A proposito del convito di San Giuseppe, scriveva Luigi Alberto Trotta nel libro delle sue memorie personali (1913): “Il giorno della festa di San Giuseppe molte famiglie e, in generale, di contadini, per atto di carità o per voto, preparano un lauto desinare per i poveri; quanti di costoro vogliono prendervi parte, anche se venuti di fuori accolgono cordialmente e tutti insieme, padrone di casa e commensali si assidono al desco ospitale.

 Il desinare non è sobrio: s’imbandiscono più minestre di maccheroni, conditi con l’acciugata una ed un’altra con il midollo di pane, sminuzzato con la grattugia e misto ad olio e pepe. La devozione è lodevole: non v’è cosa migliore della carità; ma quell’abbondanza non è tutta per il povero. I parenti, i vicini, gli scioperati, vi hanno parte, prevaricano, si danno alla crapula e la devozione svanisce. Ma il povero mangia benone, passa una giornata allegra fuori della mutria e senza la solita melanconia”.

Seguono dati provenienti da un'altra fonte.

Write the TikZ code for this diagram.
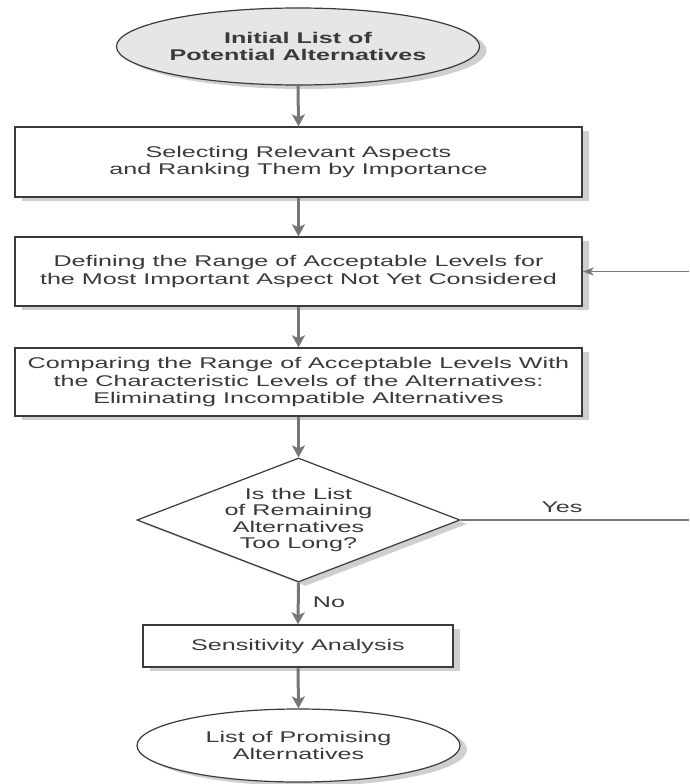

In verità, il convito dei giorni nostri è andato oltre l’originario scopo di preparare una minestra per i poveri (sono sempre meno quelli che hanno bisogno del solo tozzo di pane, e comunque restano i benvenuti), per trasformarsi in un’occasione di ritrovata comunione: almeno una volta all’anno, chi vive altrove ritorna, l’amico ritrova l’amico, il familiare siede di nuovo a tavola con il familiare. Destinato all’insuccesso, perciò, il tentativo di quei religiosi che hanno consigliato di sopprimere l’antica usanza per devolvere l’equivalente della spesa del pranzo a favore di enti di carità: il convito non è solo elemosina.

Non vanno trascurati nemmeno gli aspetti accessori. O principali, secondo i punti di vista. La riscoperta di pietanze e ricette originali, per esempio. A quelle ricordate dal Trotta è d’obbligo affiancare almeno il baccalà origanato (cotto al forno, coperto di mollica di pane, bagnata in olio di oliva, con foglioline di alloro e un’ombra di pomodoro) e i “cavezune”, sorta di sfogliatelle, il cui ripieno è dato da un purè di ceci e miele.I giorni di vigilia sono scanditi dai preparativi culinari e dai riti religiosi di pentimento e di espiazione. In particolare, la sera della vigilia di San Giuseppe, i maschi del paese, bambini, giovani, uomini adulti e vecchi, si ritrovano a gremire la chiesa per assolvere all’obbligo del precetto pasquale, in una cerimonia esclusiva, tutta per loro, che riesce di qualche suggestione.